“We don’t want anything to seem utilitarian,” Tavistock Vice President Ralph Ireland said. “Everything has to have a purpose. Every object has to be thoughtful.”
Their first parking garage collaboration introduced a wall of aluminum panels wrapping the main structure, with cutouts of zeros and ones in binary code. Fins of dichroic glass extend from the skin of the wall, creating prismatic reflections with hints of color throughout the day. The 60-foot tall Beacon at the corner is the symbol of the community.
“You can actually decode it,” Ireland said. “There’s a key on the second floor, you can see it from the Chroma restaurant. It has inspirational messages about innovation.”
The newest 800-space parking structure features a skin with circle-shaped cutouts and pops of LED accents that transform the building into a confetti of color after the sun sets. Jefrë turned again to language for the seed of the design.
“I would say in this case it’s not as literal,” Ireland told GrowthSpotter. “He used Braille as the inspiration.
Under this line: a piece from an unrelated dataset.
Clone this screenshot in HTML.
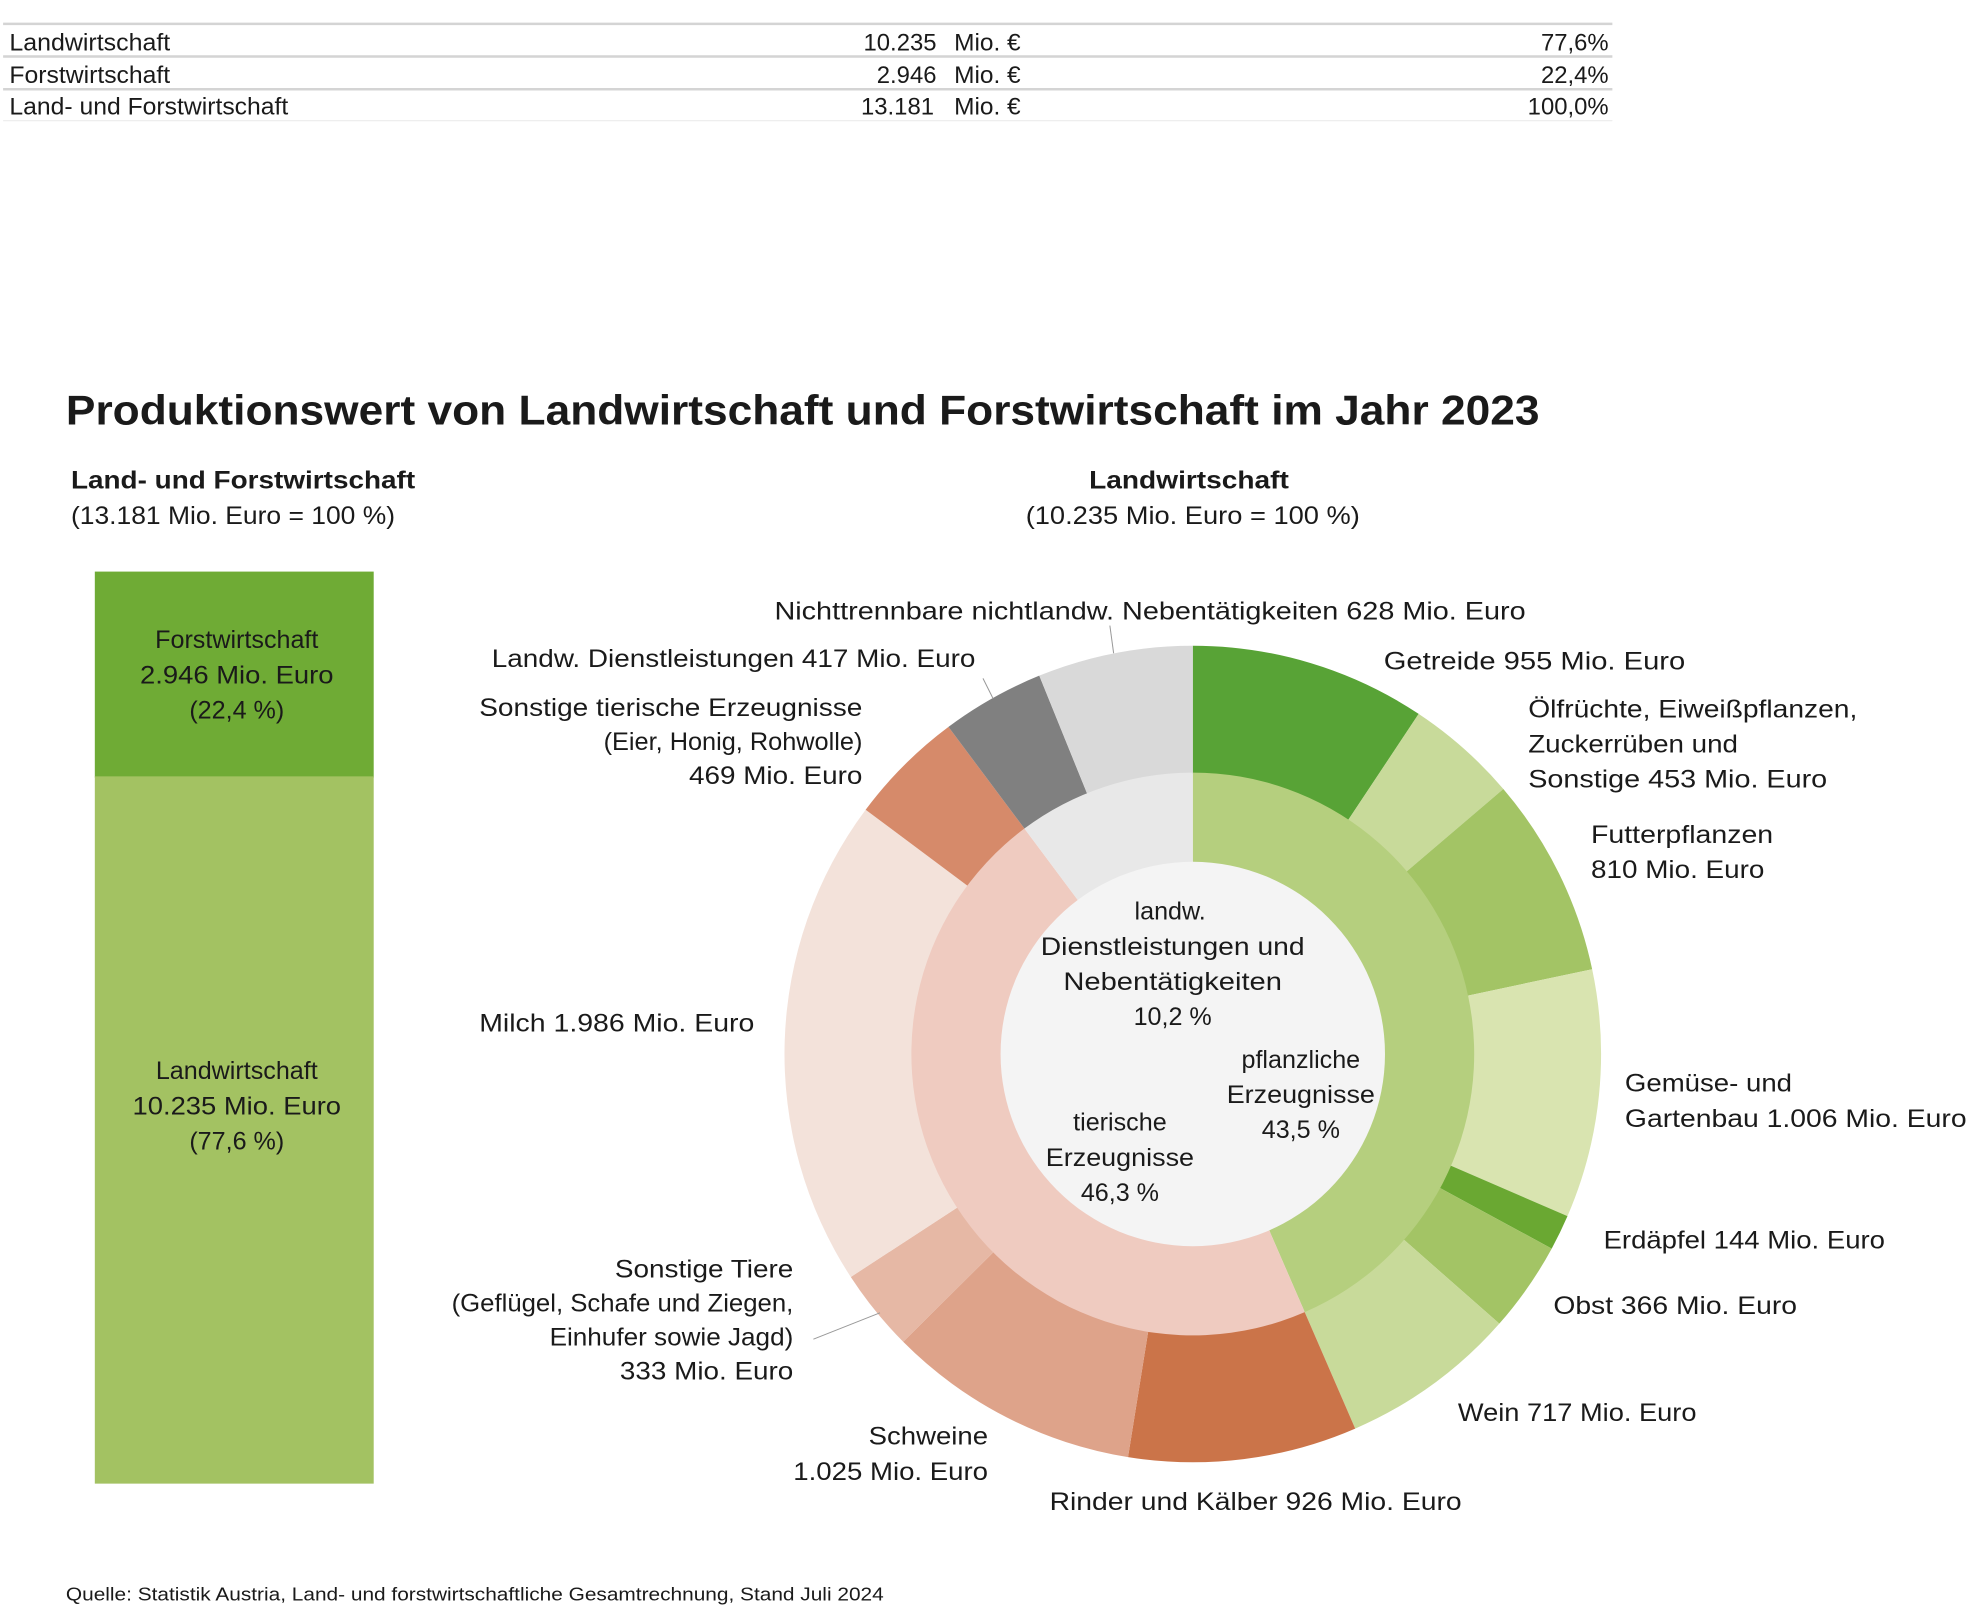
<!DOCTYPE html>
<html><head><meta charset="utf-8"><style>
html,body{margin:0;padding:0;background:#fff;}
svg{display:block;}
text{font-family:"Liberation Sans",sans-serif;fill:#1a1a1a;}
.t{font-size:19px;}
.l{font-size:20px;}
</style></head><body>
<svg id="s" width="1971" height="1608" viewBox="0 0 1568 1280" xmlns="http://www.w3.org/2000/svg">
<rect width="1568" height="1280" fill="#fff"/>
<line x1="2" y1="19" x2="1283" y2="19" stroke="#d4d4d4" stroke-width="2"/>
<line x1="2" y1="45" x2="1283" y2="45" stroke="#d4d4d4" stroke-width="2"/>
<line x1="2" y1="71" x2="1283" y2="71" stroke="#d4d4d4" stroke-width="2"/>
<line x1="2" y1="96" x2="1283" y2="96" stroke="#eee" stroke-width="1"/>
<g class="t">
<text x="7" y="40" textLength="128" lengthAdjust="spacingAndGlyphs">Landwirtschaft</text>
<text x="745" y="40" text-anchor="end">10.235</text>
<text x="759" y="40" textLength="53" lengthAdjust="spacingAndGlyphs">Mio. €</text>
<text x="1280" y="40" text-anchor="end">77,6%</text>
<text x="7" y="66" textLength="128" lengthAdjust="spacingAndGlyphs">Forstwirtschaft</text>
<text x="745" y="66" text-anchor="end">2.946</text>
<text x="759" y="66" textLength="53" lengthAdjust="spacingAndGlyphs">Mio. €</text>
<text x="1280" y="66" text-anchor="end">22,4%</text>
<text x="7" y="91" textLength="222" lengthAdjust="spacingAndGlyphs">Land- und Forstwirtschaft</text>
<text x="743" y="91" text-anchor="end">13.181</text>
<text x="759" y="91" textLength="53" lengthAdjust="spacingAndGlyphs">Mio. €</text>
<text x="1280" y="91" text-anchor="end">100,0%</text>
</g>
<text x="52" y="338" style="font-size:33px;font-weight:bold" textLength="1173" lengthAdjust="spacingAndGlyphs">Produktionswert von Landwirtschaft und Forstwirtschaft im Jahr 2023</text>
<text x="56" y="389" class="l" font-weight="bold" textLength="274" lengthAdjust="spacingAndGlyphs">Land- und Forstwirtschaft</text>
<text x="56" y="417" class="l" textLength="258" lengthAdjust="spacingAndGlyphs">(13.181 Mio. Euro = 100 %)</text>
<text x="946" y="389" class="l" font-weight="bold" text-anchor="middle" textLength="159" lengthAdjust="spacingAndGlyphs">Landwirtschaft</text>
<text x="949" y="417" class="l" text-anchor="middle" textLength="266" lengthAdjust="spacingAndGlyphs">(10.235 Mio. Euro = 100 %)</text>
<rect x="75" y="455" width="222" height="164" fill="#6fab35"/>
<rect x="75" y="618" width="222" height="563" fill="#a3c262"/>
<g class="l" text-anchor="middle">
<text x="188" y="516">Forstwirtschaft</text>
<text x="188" y="544" textLength="154" lengthAdjust="spacingAndGlyphs">2.946 Mio. Euro</text>
<text x="188" y="572">(22,4 %)</text>
<text x="188" y="859">Landwirtschaft</text>
<text x="188" y="887" textLength="166" lengthAdjust="spacingAndGlyphs">10.235 Mio. Euro</text>
<text x="188" y="915">(77,6 %)</text>
</g>
<g id="donut"></g>
<circle cx="949" cy="839" r="153" fill="#f4f4f4"/>
<g class="l" text-anchor="middle">
<text x="931" y="732">landw.</text>
<text x="933" y="760" textLength="210" lengthAdjust="spacingAndGlyphs">Dienstleistungen und</text>
<text x="933" y="788" textLength="174" lengthAdjust="spacingAndGlyphs">Nebentätigkeiten</text>
<text x="933" y="816">10,2 %</text>
<text x="1035" y="850">pflanzliche</text>
<text x="1035" y="878" textLength="118" lengthAdjust="spacingAndGlyphs">Erzeugnisse</text>
<text x="1035" y="906">43,5 %</text>
<text x="891" y="900">tierische</text>
<text x="891" y="928" textLength="118" lengthAdjust="spacingAndGlyphs">Erzeugnisse</text>
<text x="891" y="956">46,3 %</text>
</g>
<g stroke="#999" stroke-width="0.8">
<line x1="883" y1="498" x2="886" y2="520"/>
<line x1="782" y1="540" x2="790" y2="556"/>
<line x1="647" y1="1066" x2="700" y2="1045"/>
</g>
<g class="l">
<text x="616" y="493" textLength="598" lengthAdjust="spacingAndGlyphs">Nichttrennbare nichtlandw. Nebentätigkeiten 628 Mio. Euro</text>
<text x="776" y="531" text-anchor="end" textLength="385" lengthAdjust="spacingAndGlyphs">Landw. Dienstleistungen 417 Mio. Euro</text>
<text x="686" y="570" text-anchor="end" textLength="305" lengthAdjust="spacingAndGlyphs">Sonstige tierische Erzeugnisse</text>
<text x="686" y="597" text-anchor="end" textLength="206" lengthAdjust="spacingAndGlyphs">(Eier, Honig, Rohwolle)</text>
<text x="686" y="624" text-anchor="end" textLength="138" lengthAdjust="spacingAndGlyphs">469 Mio. Euro</text>
<text x="381" y="821" textLength="219" lengthAdjust="spacingAndGlyphs">Milch  1.986 Mio. Euro</text>
<text x="631" y="1017" text-anchor="end" textLength="142" lengthAdjust="spacingAndGlyphs">Sonstige Tiere</text>
<text x="631" y="1044" text-anchor="end" textLength="272" lengthAdjust="spacingAndGlyphs">(Geflügel, Schafe und Ziegen,</text>
<text x="631" y="1071" text-anchor="end" textLength="194" lengthAdjust="spacingAndGlyphs">Einhufer sowie Jagd)</text>
<text x="631" y="1098" text-anchor="end" textLength="138" lengthAdjust="spacingAndGlyphs">333 Mio. Euro</text>
<text x="786" y="1150" text-anchor="end" textLength="95" lengthAdjust="spacingAndGlyphs">Schweine</text>
<text x="786" y="1178" text-anchor="end" textLength="155" lengthAdjust="spacingAndGlyphs">1.025 Mio. Euro</text>
<text x="835" y="1202" textLength="328" lengthAdjust="spacingAndGlyphs">Rinder und Kälber  926 Mio. Euro</text>
<text x="1160" y="1131" textLength="190" lengthAdjust="spacingAndGlyphs">Wein 717 Mio. Euro</text>
<text x="1236" y="1046" textLength="194" lengthAdjust="spacingAndGlyphs">Obst 366 Mio. Euro</text>
<text x="1276" y="994" textLength="224" lengthAdjust="spacingAndGlyphs">Erdäpfel 144 Mio. Euro</text>
<text x="1293" y="869" textLength="133" lengthAdjust="spacingAndGlyphs">Gemüse- und</text>
<text x="1293" y="897" textLength="272" lengthAdjust="spacingAndGlyphs">Gartenbau  1.006 Mio. Euro</text>
<text x="1266" y="671" textLength="145" lengthAdjust="spacingAndGlyphs">Futterpflanzen</text>
<text x="1266" y="699" textLength="138" lengthAdjust="spacingAndGlyphs">810 Mio. Euro</text>
<text x="1216" y="571" textLength="262" lengthAdjust="spacingAndGlyphs">Ölfrüchte, Eiweißpflanzen,</text>
<text x="1216" y="599" textLength="167" lengthAdjust="spacingAndGlyphs">Zuckerrüben und</text>
<text x="1216" y="627" textLength="238" lengthAdjust="spacingAndGlyphs">Sonstige  453 Mio. Euro</text>
<text x="1101" y="533" textLength="240" lengthAdjust="spacingAndGlyphs">Getreide  955 Mio. Euro</text>
</g>
<text x="52" y="1274" style="font-size:15px" textLength="651" lengthAdjust="spacingAndGlyphs">Quelle: Statistik Austria, Land- und forstwirtschaftliche Gesamtrechnung, Stand Juli 2024</text>
</svg>
<script>
(function(){
var cx=949,cy=839,T=10235;
function pt(a,r){return [cx+r*Math.sin(a),cy-r*Math.cos(a)];}
function arc(a0,a1,r0,r1,c){
 var p1=pt(a0,r1),p2=pt(a1,r1),p3=pt(a1,r0),p4=pt(a0,r0),lg=(a1-a0)>Math.PI?1:0;
 return '<path fill="'+c+'" d="M'+p1+' A'+r1+','+r1+' 0 '+lg+' 1 '+p2+' L'+p3+' A'+r0+','+r0+' 0 '+lg+' 0 '+p4+' Z"/>';
}
var outer=[[955,'#58a336'],[453,'#c8da9a'],[810,'#a3c465'],[1006,'#d9e4b0'],[144,'#6aa832'],[366,'#a3c465'],[717,'#c8da9a'],
[926,'#cb7449'],[1025,'#dea38a'],[333,'#e6b8a5'],[1986,'#f3e2da'],[469,'#d68a6a'],[417,'#808080'],[628,'#d9d9d9']];
var mid=[[4451,'#b5cf7e'],[4739,'#efcbc0'],[1045,'#e8e8e8']];
var h='',a=0;
outer.forEach(function(o){var b=a+o[0]/T*2*Math.PI;h+=arc(a,b,223,325,o[1]);a=b;});
a=0;
mid.forEach(function(o){var b=a+o[0]/T*2*Math.PI;h+=arc(a,b,152,224,o[1]);a=b;});
document.getElementById('donut').innerHTML=h;
})();
</script>
</body></html>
It’s not Braille, but inspired by it. We’re still working out the interpretation of it and all that. But that’s the inspiration. It is a little bit more whimsical, because that’s what the Braille led to."
The glass-enclosed corner stairwell becomes a main focus, with each level of stairs painted a different color. The circle-theme is repeated with the array of globe-shaped pendent lights in both corner towers.
The new structure will serve the second development phase of the town center, which includes a new office building, a hotel, wellness center and medical office building, as well as multiple buildings still slated for future development. Tavistock has submitted the project for appearance review to the Southeast Town Design Review Committee.
“We’re getting the design approved now so we can be shovel-ready,” Ireland said. “We do intend to start construction in the near future.”
The ground level is designed with high ceilings, so it could allow for potential retail uses in the future. Ireland said the intent of the parking structure design is to create a visual impact with maximum functionality.
“Our garages, if they’re going to be high usage garages with a lot of turnover, we want them to have express ramps,” he said. “That’s not an aesthetic thing, but it’s an ease of function thing. We make sure these high usage garages are painted, because it not only looks nice and clean, but it also reflects light better, so it feels more secure, and it helps from a wayfinding standpoint.”
The structural efficiencies raise the project budget more than the exterior enhancements, Ireland said.
“It’s not that much more of a premium than if you were to design it traditionally with precast panels to try to make it look like a building,” he said. “We’ve just taken that and said let’s try to reimagine and fit within the same budget.”